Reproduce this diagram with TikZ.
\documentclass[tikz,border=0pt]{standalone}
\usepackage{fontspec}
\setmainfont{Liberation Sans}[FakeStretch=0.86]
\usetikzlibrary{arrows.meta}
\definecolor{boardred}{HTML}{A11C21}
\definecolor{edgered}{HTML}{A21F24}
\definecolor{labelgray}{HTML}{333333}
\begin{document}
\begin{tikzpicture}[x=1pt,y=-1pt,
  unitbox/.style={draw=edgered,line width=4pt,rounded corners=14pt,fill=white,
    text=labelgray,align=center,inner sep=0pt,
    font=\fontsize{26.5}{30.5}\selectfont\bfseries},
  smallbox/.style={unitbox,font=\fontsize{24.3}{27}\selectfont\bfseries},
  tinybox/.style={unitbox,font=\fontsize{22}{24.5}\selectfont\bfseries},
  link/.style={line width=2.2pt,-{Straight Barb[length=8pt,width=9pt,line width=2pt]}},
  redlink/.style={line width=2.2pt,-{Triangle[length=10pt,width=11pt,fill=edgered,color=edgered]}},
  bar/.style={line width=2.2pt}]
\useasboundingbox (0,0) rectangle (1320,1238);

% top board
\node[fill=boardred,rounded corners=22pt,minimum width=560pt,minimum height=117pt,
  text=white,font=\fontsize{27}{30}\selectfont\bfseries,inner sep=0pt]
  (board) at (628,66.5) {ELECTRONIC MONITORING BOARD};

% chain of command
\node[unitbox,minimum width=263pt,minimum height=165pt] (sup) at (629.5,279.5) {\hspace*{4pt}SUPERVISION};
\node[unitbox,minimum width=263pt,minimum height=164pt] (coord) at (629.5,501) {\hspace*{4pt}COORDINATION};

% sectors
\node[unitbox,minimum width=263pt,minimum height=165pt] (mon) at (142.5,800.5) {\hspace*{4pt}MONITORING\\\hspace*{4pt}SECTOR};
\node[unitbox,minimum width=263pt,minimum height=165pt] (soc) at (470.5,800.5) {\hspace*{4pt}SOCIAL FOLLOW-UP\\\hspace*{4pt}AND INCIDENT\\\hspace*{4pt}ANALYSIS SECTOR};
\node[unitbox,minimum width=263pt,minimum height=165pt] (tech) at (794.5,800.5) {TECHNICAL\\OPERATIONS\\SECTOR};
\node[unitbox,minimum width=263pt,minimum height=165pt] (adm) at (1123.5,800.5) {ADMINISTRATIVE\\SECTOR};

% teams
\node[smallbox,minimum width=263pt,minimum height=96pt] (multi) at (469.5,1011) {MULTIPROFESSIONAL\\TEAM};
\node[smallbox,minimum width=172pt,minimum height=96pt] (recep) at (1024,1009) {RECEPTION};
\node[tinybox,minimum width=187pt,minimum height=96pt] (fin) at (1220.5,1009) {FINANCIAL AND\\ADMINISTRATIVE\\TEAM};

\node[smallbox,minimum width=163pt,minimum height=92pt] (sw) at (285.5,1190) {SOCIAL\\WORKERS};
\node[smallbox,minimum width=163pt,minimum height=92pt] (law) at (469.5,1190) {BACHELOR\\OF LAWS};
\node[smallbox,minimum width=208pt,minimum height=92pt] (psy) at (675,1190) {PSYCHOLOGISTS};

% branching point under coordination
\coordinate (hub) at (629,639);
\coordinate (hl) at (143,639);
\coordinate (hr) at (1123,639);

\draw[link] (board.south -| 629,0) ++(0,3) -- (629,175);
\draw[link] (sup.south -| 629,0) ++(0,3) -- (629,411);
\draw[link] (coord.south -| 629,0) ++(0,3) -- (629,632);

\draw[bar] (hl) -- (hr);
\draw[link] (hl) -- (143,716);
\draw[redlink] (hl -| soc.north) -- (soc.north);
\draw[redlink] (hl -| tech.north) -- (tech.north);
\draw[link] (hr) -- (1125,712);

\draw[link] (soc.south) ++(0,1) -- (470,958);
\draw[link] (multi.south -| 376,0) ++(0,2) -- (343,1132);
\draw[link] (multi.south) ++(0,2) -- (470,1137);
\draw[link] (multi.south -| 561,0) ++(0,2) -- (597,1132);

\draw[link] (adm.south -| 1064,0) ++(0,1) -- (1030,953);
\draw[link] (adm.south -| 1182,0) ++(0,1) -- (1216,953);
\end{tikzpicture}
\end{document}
--
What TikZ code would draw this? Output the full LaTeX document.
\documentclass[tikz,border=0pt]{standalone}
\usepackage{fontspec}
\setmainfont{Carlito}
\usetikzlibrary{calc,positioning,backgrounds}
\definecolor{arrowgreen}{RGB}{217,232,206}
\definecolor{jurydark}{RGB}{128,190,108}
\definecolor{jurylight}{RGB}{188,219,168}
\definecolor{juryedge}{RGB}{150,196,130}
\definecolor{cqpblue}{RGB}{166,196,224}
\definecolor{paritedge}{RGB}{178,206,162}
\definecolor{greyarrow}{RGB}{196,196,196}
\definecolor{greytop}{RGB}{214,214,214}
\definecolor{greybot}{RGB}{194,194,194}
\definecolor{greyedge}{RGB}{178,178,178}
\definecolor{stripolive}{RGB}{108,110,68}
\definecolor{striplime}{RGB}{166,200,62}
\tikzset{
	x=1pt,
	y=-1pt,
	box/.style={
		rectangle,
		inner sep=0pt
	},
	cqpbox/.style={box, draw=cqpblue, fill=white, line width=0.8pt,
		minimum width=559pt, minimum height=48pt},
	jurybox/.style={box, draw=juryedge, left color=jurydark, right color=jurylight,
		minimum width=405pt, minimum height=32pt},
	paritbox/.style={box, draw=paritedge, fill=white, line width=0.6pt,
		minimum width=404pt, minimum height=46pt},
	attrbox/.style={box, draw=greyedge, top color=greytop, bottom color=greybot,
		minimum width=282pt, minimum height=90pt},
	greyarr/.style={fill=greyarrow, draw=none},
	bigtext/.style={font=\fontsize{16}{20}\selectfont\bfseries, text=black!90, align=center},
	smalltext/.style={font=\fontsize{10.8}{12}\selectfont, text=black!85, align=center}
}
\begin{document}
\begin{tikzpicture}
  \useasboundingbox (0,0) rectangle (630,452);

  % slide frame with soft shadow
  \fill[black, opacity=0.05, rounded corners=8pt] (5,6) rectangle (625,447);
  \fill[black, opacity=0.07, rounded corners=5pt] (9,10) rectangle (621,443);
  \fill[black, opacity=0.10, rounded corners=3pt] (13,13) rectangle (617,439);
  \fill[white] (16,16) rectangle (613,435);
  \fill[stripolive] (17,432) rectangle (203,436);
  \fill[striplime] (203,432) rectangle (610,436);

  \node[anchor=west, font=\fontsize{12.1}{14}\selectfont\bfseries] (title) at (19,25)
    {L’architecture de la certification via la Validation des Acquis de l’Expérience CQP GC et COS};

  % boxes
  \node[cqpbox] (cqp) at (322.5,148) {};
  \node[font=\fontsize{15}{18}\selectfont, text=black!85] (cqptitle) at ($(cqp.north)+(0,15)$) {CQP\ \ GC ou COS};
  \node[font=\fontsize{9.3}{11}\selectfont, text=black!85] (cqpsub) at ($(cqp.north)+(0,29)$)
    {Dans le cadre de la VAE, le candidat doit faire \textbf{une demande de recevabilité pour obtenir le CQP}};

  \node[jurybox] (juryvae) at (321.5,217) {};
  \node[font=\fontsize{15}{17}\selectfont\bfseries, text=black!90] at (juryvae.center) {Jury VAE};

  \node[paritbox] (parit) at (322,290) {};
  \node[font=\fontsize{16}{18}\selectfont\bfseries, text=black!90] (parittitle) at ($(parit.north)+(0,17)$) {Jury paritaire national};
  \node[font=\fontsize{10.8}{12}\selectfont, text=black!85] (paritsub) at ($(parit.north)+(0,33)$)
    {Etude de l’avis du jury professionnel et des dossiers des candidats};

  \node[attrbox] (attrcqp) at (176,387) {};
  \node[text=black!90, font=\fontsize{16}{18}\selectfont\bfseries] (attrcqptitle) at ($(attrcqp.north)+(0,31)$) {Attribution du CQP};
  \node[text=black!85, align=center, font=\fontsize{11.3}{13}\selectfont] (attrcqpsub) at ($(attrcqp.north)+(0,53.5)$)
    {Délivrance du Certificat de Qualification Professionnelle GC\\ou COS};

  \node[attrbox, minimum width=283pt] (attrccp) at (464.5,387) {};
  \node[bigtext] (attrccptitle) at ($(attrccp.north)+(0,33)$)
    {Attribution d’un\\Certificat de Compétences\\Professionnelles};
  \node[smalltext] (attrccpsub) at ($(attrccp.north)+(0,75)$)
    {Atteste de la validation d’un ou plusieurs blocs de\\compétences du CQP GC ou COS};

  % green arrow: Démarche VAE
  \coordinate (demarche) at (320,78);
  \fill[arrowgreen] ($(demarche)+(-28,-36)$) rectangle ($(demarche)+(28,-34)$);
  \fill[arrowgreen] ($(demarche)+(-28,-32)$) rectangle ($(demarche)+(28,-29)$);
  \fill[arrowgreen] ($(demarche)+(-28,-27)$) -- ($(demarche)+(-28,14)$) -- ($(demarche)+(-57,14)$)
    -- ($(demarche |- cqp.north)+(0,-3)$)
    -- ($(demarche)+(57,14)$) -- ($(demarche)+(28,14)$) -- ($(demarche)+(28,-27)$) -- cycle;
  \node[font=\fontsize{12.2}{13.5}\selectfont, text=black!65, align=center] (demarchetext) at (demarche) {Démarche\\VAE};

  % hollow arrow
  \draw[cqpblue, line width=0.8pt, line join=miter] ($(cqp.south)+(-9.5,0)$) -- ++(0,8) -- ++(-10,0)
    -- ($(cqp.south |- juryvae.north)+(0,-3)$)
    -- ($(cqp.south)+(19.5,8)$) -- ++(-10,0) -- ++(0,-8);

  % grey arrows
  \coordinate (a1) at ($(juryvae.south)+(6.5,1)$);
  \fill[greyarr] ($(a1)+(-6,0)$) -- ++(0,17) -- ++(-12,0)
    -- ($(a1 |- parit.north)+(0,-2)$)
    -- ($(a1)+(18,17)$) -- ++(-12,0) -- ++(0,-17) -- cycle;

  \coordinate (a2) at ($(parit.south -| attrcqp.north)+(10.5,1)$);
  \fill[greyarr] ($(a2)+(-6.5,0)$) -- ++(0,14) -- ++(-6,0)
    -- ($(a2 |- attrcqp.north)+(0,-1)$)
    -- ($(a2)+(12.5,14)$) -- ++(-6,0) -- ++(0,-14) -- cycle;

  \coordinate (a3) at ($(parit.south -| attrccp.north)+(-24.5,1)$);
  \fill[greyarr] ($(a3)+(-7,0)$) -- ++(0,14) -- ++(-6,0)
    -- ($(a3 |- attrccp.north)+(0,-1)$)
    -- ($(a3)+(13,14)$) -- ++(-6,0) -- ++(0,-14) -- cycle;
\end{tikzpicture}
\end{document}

#### WORK REQUIRED
Copy exactly, and only, the lines from the one containing "What TikZ code" through the one containing "(0,0) rectangle (630,452);".

#### RESULT
What TikZ code would draw this? Output the full LaTeX document.
\documentclass[tikz,border=0pt]{standalone}
\usepackage{fontspec}
\setmainfont{Carlito}
\usetikzlibrary{calc,positioning,backgrounds}
\definecolor{arrowgreen}{RGB}{217,232,206}
\definecolor{jurydark}{RGB}{128,190,108}
\definecolor{jurylight}{RGB}{188,219,168}
\definecolor{juryedge}{RGB}{150,196,130}
\definecolor{cqpblue}{RGB}{166,196,224}
\definecolor{paritedge}{RGB}{178,206,162}
\definecolor{greyarrow}{RGB}{196,196,196}
\definecolor{greytop}{RGB}{214,214,214}
\definecolor{greybot}{RGB}{194,194,194}
\definecolor{greyedge}{RGB}{178,178,178}
\definecolor{stripolive}{RGB}{108,110,68}
\definecolor{striplime}{RGB}{166,200,62}
\tikzset{
	x=1pt,
	y=-1pt,
	box/.style={
		rectangle,
		inner sep=0pt
	},
	cqpbox/.style={box, draw=cqpblue, fill=white, line width=0.8pt,
		minimum width=559pt, minimum height=48pt},
	jurybox/.style={box, draw=juryedge, left color=jurydark, right color=jurylight,
		minimum width=405pt, minimum height=32pt},
	paritbox/.style={box, draw=paritedge, fill=white, line width=0.6pt,
		minimum width=404pt, minimum height=46pt},
	attrbox/.style={box, draw=greyedge, top color=greytop, bottom color=greybot,
		minimum width=282pt, minimum height=90pt},
	greyarr/.style={fill=greyarrow, draw=none},
	bigtext/.style={font=\fontsize{16}{20}\selectfont\bfseries, text=black!90, align=center},
	smalltext/.style={font=\fontsize{10.8}{12}\selectfont, text=black!85, align=center}
}
\begin{document}
\begin{tikzpicture}
  \useasboundingbox (0,0) rectangle (630,452);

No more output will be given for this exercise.